Seymour Solomon

Co-founder of Vanguard Records

Seymour Solomon, who co-founded Vanguard Records with his brother and made some of the recordings that sparked the folk revival of the 1950s and ’60s, died Thursday July 18 in Lenox, Mass. He was 80.

Seymour and Maynard Solomon, with a $10,000 loan from their father, started Vanguard — with its motto of “recordings for the connoisseur” — as a classical label in 1950. But they branched out, licensing a tape in 1956 of the previous year’s Carnegie Hall concert by the reunited Weavers, the folk act that had disbanded when one of its members, Pete Seeger, was cited for contempt of Congress for refusing to testify before the House Un-American Activities Committee. The Carnegie concert and the recording were both hits and are often credited with sparking the American folk boom.

Vanguard veered away from classical and started to sign artists who would later be major folk figures, among them Joan Baez, Richard and Mimi Farina, Odetta and Doc Watson.

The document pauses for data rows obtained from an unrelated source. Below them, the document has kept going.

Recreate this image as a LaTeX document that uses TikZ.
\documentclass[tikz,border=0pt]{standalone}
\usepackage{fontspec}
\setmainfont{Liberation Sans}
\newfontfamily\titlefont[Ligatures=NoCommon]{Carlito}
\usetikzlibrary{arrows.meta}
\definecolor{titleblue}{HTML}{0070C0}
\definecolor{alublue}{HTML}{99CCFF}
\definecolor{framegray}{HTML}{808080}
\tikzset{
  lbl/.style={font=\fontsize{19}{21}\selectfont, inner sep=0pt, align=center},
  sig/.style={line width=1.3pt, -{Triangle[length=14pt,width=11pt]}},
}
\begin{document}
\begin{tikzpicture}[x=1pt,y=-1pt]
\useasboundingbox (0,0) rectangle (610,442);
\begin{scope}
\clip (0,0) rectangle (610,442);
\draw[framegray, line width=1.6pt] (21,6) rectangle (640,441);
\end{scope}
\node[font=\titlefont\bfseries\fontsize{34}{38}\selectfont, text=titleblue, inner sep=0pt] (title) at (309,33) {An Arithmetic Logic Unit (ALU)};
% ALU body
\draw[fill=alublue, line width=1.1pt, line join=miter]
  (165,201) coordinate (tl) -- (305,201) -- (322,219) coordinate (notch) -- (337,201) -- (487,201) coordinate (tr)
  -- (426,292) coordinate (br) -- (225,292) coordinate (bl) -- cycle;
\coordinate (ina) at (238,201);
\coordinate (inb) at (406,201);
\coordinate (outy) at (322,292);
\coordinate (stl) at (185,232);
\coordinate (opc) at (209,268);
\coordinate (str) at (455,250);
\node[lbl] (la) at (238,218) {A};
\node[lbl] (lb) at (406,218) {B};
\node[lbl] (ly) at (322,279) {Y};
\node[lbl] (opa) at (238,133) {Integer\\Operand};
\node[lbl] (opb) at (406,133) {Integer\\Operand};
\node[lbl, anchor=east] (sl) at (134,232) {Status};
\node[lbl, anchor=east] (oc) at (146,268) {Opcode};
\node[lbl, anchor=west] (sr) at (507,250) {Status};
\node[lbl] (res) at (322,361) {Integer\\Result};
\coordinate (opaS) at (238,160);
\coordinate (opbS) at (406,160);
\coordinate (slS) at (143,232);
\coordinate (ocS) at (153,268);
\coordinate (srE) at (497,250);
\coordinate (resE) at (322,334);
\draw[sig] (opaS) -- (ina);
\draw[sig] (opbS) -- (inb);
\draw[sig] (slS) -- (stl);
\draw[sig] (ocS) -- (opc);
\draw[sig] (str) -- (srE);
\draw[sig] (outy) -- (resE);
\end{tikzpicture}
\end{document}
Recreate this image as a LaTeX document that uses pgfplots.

In the 1960s, Vanguard began recording the Newport Folk Festival, including Bob Dylan’s first appearance there, and later spearheaded a resurgence in blues with recordings from Mississippi John Hurt, Skip James, James Cotton, Junior Wells and Charlie Musselwhite.

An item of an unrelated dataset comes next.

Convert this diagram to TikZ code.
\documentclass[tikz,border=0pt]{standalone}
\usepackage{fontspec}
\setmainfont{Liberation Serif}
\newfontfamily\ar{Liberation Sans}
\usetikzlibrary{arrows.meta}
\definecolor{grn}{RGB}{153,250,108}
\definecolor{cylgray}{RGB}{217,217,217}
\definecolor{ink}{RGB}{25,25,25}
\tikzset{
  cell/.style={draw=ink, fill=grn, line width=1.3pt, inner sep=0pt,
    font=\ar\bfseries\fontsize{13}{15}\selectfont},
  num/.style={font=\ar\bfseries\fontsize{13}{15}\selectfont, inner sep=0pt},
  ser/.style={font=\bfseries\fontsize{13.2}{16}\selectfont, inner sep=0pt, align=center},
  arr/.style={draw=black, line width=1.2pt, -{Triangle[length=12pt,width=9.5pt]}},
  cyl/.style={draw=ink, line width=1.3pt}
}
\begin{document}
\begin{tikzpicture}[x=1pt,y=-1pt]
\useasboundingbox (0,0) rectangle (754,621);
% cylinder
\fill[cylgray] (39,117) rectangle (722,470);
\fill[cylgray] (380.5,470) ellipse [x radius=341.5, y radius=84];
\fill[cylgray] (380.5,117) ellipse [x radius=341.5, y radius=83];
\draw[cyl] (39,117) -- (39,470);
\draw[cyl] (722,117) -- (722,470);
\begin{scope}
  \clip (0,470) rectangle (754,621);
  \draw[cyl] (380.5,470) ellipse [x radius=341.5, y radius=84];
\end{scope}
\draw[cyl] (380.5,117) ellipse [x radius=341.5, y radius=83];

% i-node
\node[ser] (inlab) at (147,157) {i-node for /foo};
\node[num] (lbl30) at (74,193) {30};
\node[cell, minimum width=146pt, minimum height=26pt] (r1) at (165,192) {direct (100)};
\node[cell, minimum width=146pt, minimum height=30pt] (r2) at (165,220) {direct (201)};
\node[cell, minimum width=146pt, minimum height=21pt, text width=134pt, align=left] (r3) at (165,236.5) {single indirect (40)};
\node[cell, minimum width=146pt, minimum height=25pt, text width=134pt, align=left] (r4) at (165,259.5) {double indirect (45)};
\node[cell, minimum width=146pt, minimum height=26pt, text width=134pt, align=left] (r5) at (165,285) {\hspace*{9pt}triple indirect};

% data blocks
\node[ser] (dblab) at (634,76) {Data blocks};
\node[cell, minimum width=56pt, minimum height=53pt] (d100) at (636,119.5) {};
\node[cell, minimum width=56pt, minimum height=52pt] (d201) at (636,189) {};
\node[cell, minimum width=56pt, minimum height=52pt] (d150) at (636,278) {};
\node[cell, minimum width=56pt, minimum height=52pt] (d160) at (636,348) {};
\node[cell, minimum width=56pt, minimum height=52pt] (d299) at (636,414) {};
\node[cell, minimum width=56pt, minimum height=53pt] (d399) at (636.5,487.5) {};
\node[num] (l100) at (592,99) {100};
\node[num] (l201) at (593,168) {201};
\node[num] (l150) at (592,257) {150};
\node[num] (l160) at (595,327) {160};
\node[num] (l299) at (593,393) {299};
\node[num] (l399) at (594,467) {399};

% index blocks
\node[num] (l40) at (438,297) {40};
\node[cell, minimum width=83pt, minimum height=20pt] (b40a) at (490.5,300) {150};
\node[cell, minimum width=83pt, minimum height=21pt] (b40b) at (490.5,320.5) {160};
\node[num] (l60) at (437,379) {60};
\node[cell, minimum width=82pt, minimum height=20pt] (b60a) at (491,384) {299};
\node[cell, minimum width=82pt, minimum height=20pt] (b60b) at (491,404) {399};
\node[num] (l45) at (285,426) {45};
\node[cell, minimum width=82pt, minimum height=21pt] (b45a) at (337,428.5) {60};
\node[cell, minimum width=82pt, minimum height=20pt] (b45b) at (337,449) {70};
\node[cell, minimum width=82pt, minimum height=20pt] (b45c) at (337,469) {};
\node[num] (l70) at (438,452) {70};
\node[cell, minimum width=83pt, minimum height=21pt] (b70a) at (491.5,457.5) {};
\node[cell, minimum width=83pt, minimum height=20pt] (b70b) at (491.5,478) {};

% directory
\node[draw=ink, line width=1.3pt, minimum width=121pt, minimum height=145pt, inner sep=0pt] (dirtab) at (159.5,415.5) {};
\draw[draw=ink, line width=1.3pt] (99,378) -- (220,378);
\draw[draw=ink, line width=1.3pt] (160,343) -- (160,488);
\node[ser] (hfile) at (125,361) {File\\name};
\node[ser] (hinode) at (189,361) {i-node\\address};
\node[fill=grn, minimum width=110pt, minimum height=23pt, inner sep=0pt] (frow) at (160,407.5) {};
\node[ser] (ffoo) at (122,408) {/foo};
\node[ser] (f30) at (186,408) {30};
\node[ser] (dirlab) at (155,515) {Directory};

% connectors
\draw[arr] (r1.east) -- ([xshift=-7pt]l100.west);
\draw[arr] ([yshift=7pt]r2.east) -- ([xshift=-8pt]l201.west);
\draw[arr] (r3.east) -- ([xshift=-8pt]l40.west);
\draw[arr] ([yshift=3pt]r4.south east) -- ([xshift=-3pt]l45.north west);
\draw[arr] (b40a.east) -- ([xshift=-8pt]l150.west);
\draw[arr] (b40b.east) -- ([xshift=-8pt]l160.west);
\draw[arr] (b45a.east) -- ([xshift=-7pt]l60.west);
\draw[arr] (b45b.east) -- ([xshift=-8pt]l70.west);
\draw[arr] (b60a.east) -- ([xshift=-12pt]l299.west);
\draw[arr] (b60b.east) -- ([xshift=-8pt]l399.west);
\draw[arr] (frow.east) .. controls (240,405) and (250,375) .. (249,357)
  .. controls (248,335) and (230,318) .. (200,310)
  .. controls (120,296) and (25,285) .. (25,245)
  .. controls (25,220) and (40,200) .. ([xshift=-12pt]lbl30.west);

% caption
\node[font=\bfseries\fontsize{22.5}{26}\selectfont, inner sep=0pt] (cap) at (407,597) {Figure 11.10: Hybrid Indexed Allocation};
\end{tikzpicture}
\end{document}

Besides being president of Vanguard, Seymour was also often the producer on the albums, often because he wished to satisfy his own tastes and take chances.

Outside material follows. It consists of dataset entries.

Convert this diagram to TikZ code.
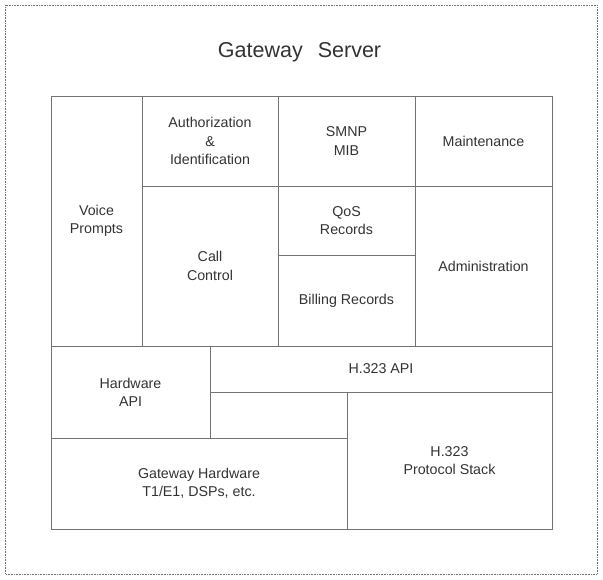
\documentclass[tikz,border=0pt]{standalone}
\usepackage{fontspec}
\setmainfont{Liberation Sans}
\begin{document}
\begin{tikzpicture}[x=1bp, y=-1bp,
    cell/.style={draw=black!55, line width=0.6pt, inner sep=0pt, outer sep=0pt,
      align=center, text=black!80, font=\fontsize{14.3}{18.3}\selectfont},
    frame/.style={draw=black!55, line width=0.6pt, densely dotted}]
  \useasboundingbox (0,0) rectangle (603,580);
  \draw[frame] (5.5,5.5) rectangle (597,574);
  \node[text=black!80, inner sep=0pt, font=\fontsize{21.6}{26}\selectfont] (title) at (299.5,52.5) {Gateway\hspace{15bp}Server};

  % upper block
  \node[cell, minimum width=91bp, minimum height=250bp] (voice) at (96.5,221) {Voice\\Prompts};
  \node[cell, minimum width=136bp, minimum height=90bp] (auth) at (210,141) {Authorization\\\&\\Identification};
  \node[cell, minimum width=136bp, minimum height=160bp] (call) at (210,266) {Call\\Control};
  \node[cell, minimum width=137bp, minimum height=90bp] (mib) at (346.5,141) {SMNP\\MIB};
  \node[cell, minimum width=137bp, minimum height=69bp] (qos) at (346.5,220.5) {QoS\\Records};
  \node[cell, minimum width=137bp, minimum height=91bp] (billing) at (346.5,300.5) {Billing Records};
  \node[cell, minimum width=137bp, minimum height=90bp] (maint) at (483.5,141) {Maintenance};
  \node[cell, minimum width=137bp, minimum height=160bp] (admin) at (483.5,266) {Administration};

  % lower block
  \node[cell, minimum width=159bp, minimum height=92bp] (hwapi) at (130.5,392) {Hardware\\API};
  \node[cell, minimum width=342bp, minimum height=46bp] (h323api) at (381,369) {H.323 API};
  \node[cell, minimum width=137bp, minimum height=46bp] (gap) at (278.5,415) {};
  \node[cell, minimum width=296bp, minimum height=91bp] (gwhw) at (199,483.5) {Gateway Hardware\\T1/E1, DSPs, etc.};
  \node[cell, minimum width=205bp, minimum height=137bp] (stack) at (449.5,460.5) {H.323\\Protocol Stack};
\end{tikzpicture}
\end{document}
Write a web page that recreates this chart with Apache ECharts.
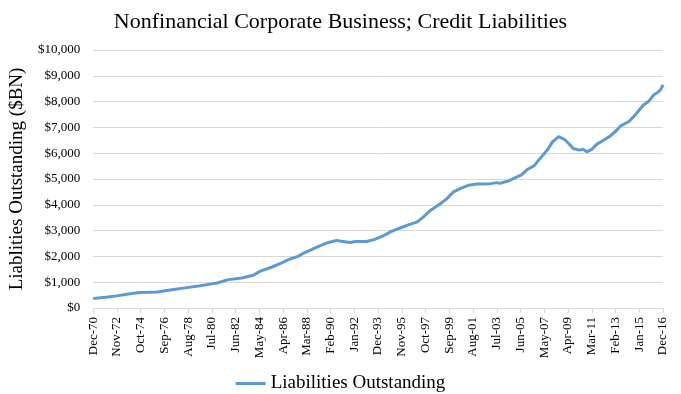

Born in New York City, he studied violin at Juilliard and served in the Army Air Corps orchestra during World War II. After the war, he studied music at New York U., wrote criticism for several music magazines and was a music commentator on several New York radio stations.

He traveled to Europe with a tape recorder in 1950 and captured five Bach cantatas performed by the Vienna Philharmonic and the Vienna State Opera. Those became the first recordings for his Bach Guild Label.

The Solomon brothers started to record other more contemporary music — Country Joe and the Fish, Oregon, the Dillards — and in 1986 sold the label to the Welk Record Group. Seymour reacquired the classical recordings in 1990.

In addition to his brother, Solomon is survived by three daughters, a stepson, a sister and nine grandchildren.